| Work instructions |
Repeat the material verbatim. Images are excluded from the copy.

| Data lines |
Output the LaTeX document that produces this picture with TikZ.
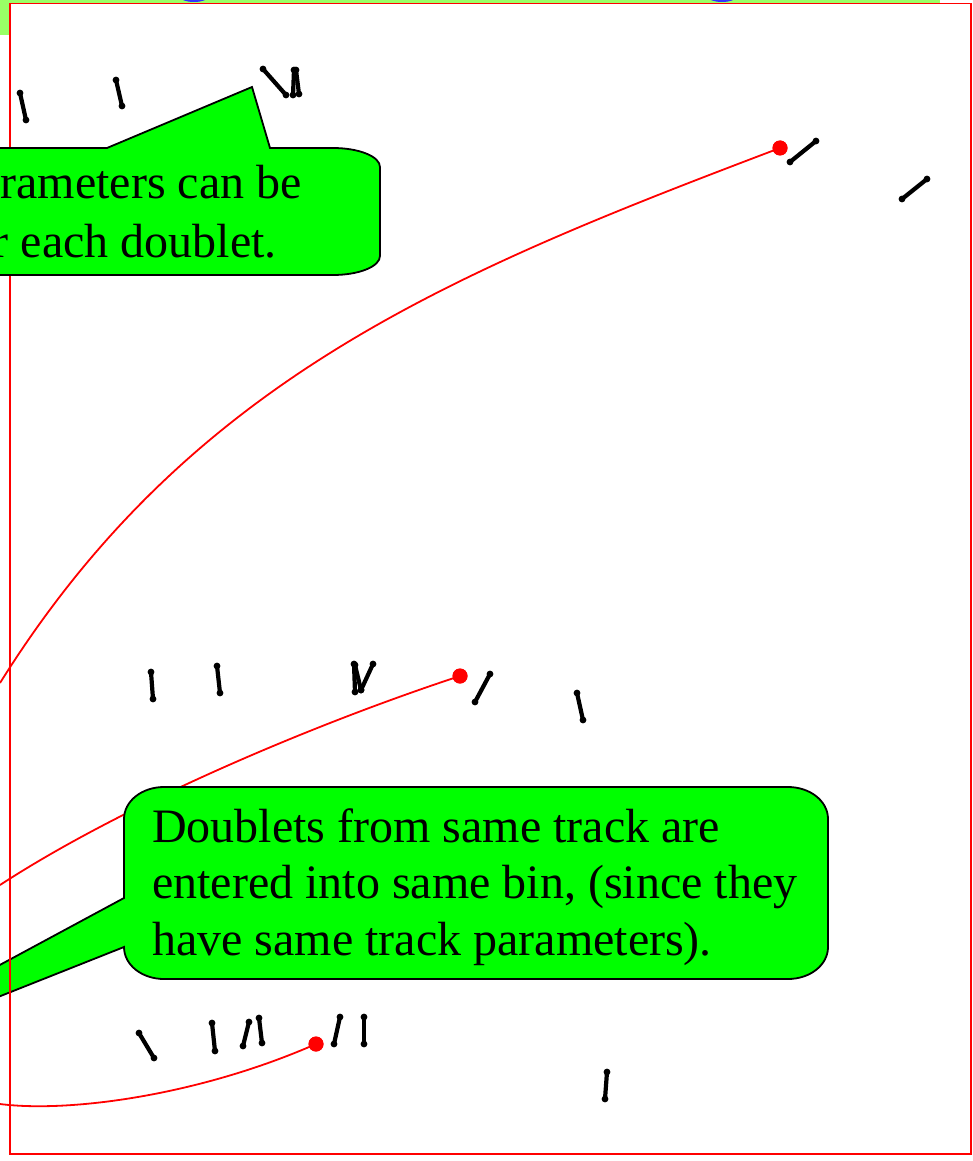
\documentclass[tikz,border=0pt]{standalone}
\usepackage{fontspec}
\setmainfont{Liberation Serif}
\definecolor{calloutgreen}{HTML}{00FF00}
\definecolor{bandgreen}{HTML}{99FF66}
\definecolor{framered}{HTML}{FF0000}
\definecolor{topblue}{HTML}{3333FF}
\tikzset{
  redline/.style={draw=framered, line width=1.8pt},
  reddot/.style={circle, fill=framered, inner sep=0pt, minimum size=15pt},
  dbl/.style={line width=4.2pt, line cap=round, black},
  callout/.style={fill=calloutgreen, draw=black, line width=1.8pt, line join=miter},
  txt/.style={font=\fontsize{48}{56}\selectfont, inner sep=0pt},
}
\begin{document}
\begin{tikzpicture}[x=1pt, y=-1pt]
\useasboundingbox (0,0) rectangle (973,1161);
\clip (0,0) rectangle (973,1161);
\fill[white] (0,0) rectangle (973,1161);
% top band remnants
\fill[bandgreen] (0,0) rectangle (940,3);
\fill[bandgreen] (0,0) rectangle (9,35);
\fill[topblue] (194,-3) ellipse[x radius=14, y radius=5];
\fill[topblue] (722,-3) ellipse[x radius=14, y radius=5];

% red dots and free ends
\node[reddot] (d1) at (780,148) {};
\node[reddot] (d2) at (460,676) {};
\node[reddot] (d3) at (316,1044) {};
\coordinate (e1) at (0,683);
\coordinate (e2) at (0,885);
\coordinate (e3) at (0,1104);

% red curves
\draw[redline] (d1.center) .. controls (450,273) and (190,379) .. (e1);
\draw[redline] (d2.center) .. controls (317,723) and (126,803) .. (e2);
\draw[redline] (d3.center) .. controls (200,1095) and (70,1113) .. (e3);
\node[reddot] at (d1) {};
\node[reddot] at (d2) {};
\node[reddot] at (d3) {};

% doublets
\foreach \ax/\ay/\bx/\by in {
  20/93/26/120, 116/80/122/106, 263/69/286/95, 294/70/293/95, 296/70/299/94,
  790/162/816/141, 902/199/927/179,
  151/672/153/699, 217/666/220/693, 354/664/355/692, 355/665/361/690, 361/690/373/664,
  490/674/475/702, 577/693/583/720,
  139/1033/154/1058, 212/1023/215/1051, 249/1022/243/1046, 259/1018/262/1043,
  340/1017/334/1044, 364/1017/364/1044, 607/1072/605/1099}
{
  \draw[dbl] (\ax,\ay) -- (\bx,\by);
  \fill (\ax,\ay) circle[radius=3.4pt];
  \fill (\bx,\by) circle[radius=3.4pt];
}

% lower callout
\draw[callout] (164,787) -- (788,787) .. controls (810,787) and (828,801) .. (828,819)
  -- (828,947) .. controls (828,965) and (810,979) .. (788,979)
  -- (164,979) .. controls (142,979) and (124,965) .. (124,947)
  -- (-221,1084) -- (124,898) -- (124,819)
  .. controls (124,801) and (142,787) .. (164,787) -- cycle;
\node[txt, anchor=base west] (t21) at (152,842) {Doublets from same track are};
\node[txt, anchor=base west] (t22) at (152,898) {entered into same bin, (since they};
\node[txt, anchor=base west] (t23) at (152,955) {have same track parameters).};

% frame
\draw[framered, line width=1.8pt] (10,3.5) rectangle (971,1154);

% upper callout
\draw[callout] (-20,148) -- (107,148) -- (252,87) -- (270,148) -- (333,148)
  .. controls (359,148) and (380,156.5) .. (380,167) -- (380,256)
  .. controls (380,266.5) and (359,275) .. (333,275) -- (-20,275) -- cycle;
\node[txt, anchor=base east] (t11) at (302,198) {arameters can be};
\node[txt, anchor=base east] (t12) at (277,257) {r each doublet.};
\end{tikzpicture}
\end{document}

| Written solution |
Output the LaTeX document that produces this picture with TikZ.
\documentclass[tikz,border=0pt]{standalone}
\usepackage{fontspec}
\setmainfont{Liberation Serif}
\definecolor{calloutgreen}{HTML}{00FF00}
\definecolor{bandgreen}{HTML}{99FF66}
\definecolor{framered}{HTML}{FF0000}
\definecolor{topblue}{HTML}{3333FF}
\tikzset{
  redline/.style={draw=framered, line width=1.8pt},
  reddot/.style={circle, fill=framered, inner sep=0pt, minimum size=15pt},
  dbl/.style={line width=4.2pt, line cap=round, black},
  callout/.style={fill=calloutgreen, draw=black, line width=1.8pt, line join=miter},
  txt/.style={font=\fontsize{48}{56}\selectfont, inner sep=0pt},
}
\begin{document}
\begin{tikzpicture}[x=1pt, y=-1pt]
\useasboundingbox (0,0) rectangle (973,1161);
\clip (0,0) rectangle (973,1161);
\fill[white] (0,0) rectangle (973,1161);
% top band remnants
\fill[bandgreen] (0,0) rectangle (940,3);
\fill[bandgreen] (0,0) rectangle (9,35);
\fill[topblue] (194,-3) ellipse[x radius=14, y radius=5];
\fill[topblue] (722,-3) ellipse[x radius=14, y radius=5];

% red dots and free ends
\node[reddot] (d1) at (780,148) {};
\node[reddot] (d2) at (460,676) {};
\node[reddot] (d3) at (316,1044) {};
\coordinate (e1) at (0,683);
\coordinate (e2) at (0,885);
\coordinate (e3) at (0,1104);

% red curves
\draw[redline] (d1.center) .. controls (450,273) and (190,379) .. (e1);
\draw[redline] (d2.center) .. controls (317,723) and (126,803) .. (e2);
\draw[redline] (d3.center) .. controls (200,1095) and (70,1113) .. (e3);
\node[reddot] at (d1) {};
\node[reddot] at (d2) {};
\node[reddot] at (d3) {};

% doublets
\foreach \ax/\ay/\bx/\by in {
  20/93/26/120, 116/80/122/106, 263/69/286/95, 294/70/293/95, 296/70/299/94,
  790/162/816/141, 902/199/927/179,
  151/672/153/699, 217/666/220/693, 354/664/355/692, 355/665/361/690, 361/690/373/664,
  490/674/475/702, 577/693/583/720,
  139/1033/154/1058, 212/1023/215/1051, 249/1022/243/1046, 259/1018/262/1043,
  340/1017/334/1044, 364/1017/364/1044, 607/1072/605/1099}
{
  \draw[dbl] (\ax,\ay) -- (\bx,\by);
  \fill (\ax,\ay) circle[radius=3.4pt];
  \fill (\bx,\by) circle[radius=3.4pt];
}

% lower callout
\draw[callout] (164,787) -- (788,787) .. controls (810,787) and (828,801) .. (828,819)
  -- (828,947) .. controls (828,965) and (810,979) .. (788,979)
  -- (164,979) .. controls (142,979) and (124,965) .. (124,947)
  -- (-221,1084) -- (124,898) -- (124,819)
  .. controls (124,801) and (142,787) .. (164,787) -- cycle;
\node[txt, anchor=base west] (t21) at (152,842) {Doublets from same track are};
\node[txt, anchor=base west] (t22) at (152,898) {entered into same bin, (since they};
\node[txt, anchor=base west] (t23) at (152,955) {have same track parameters).};

% frame
\draw[framered, line width=1.8pt] (10,3.5) rectangle (971,1154);

% upper callout
\draw[callout] (-20,148) -- (107,148) -- (252,87) -- (270,148) -- (333,148)
  .. controls (359,148) and (380,156.5) .. (380,167) -- (380,256)
  .. controls (380,266.5) and (359,275) .. (333,275) -- (-20,275) -- cycle;
\node[txt, anchor=base east] (t11) at (302,198) {arameters can be};
\node[txt, anchor=base east] (t12) at (277,257) {r each doublet.};
\end{tikzpicture}
\end{document}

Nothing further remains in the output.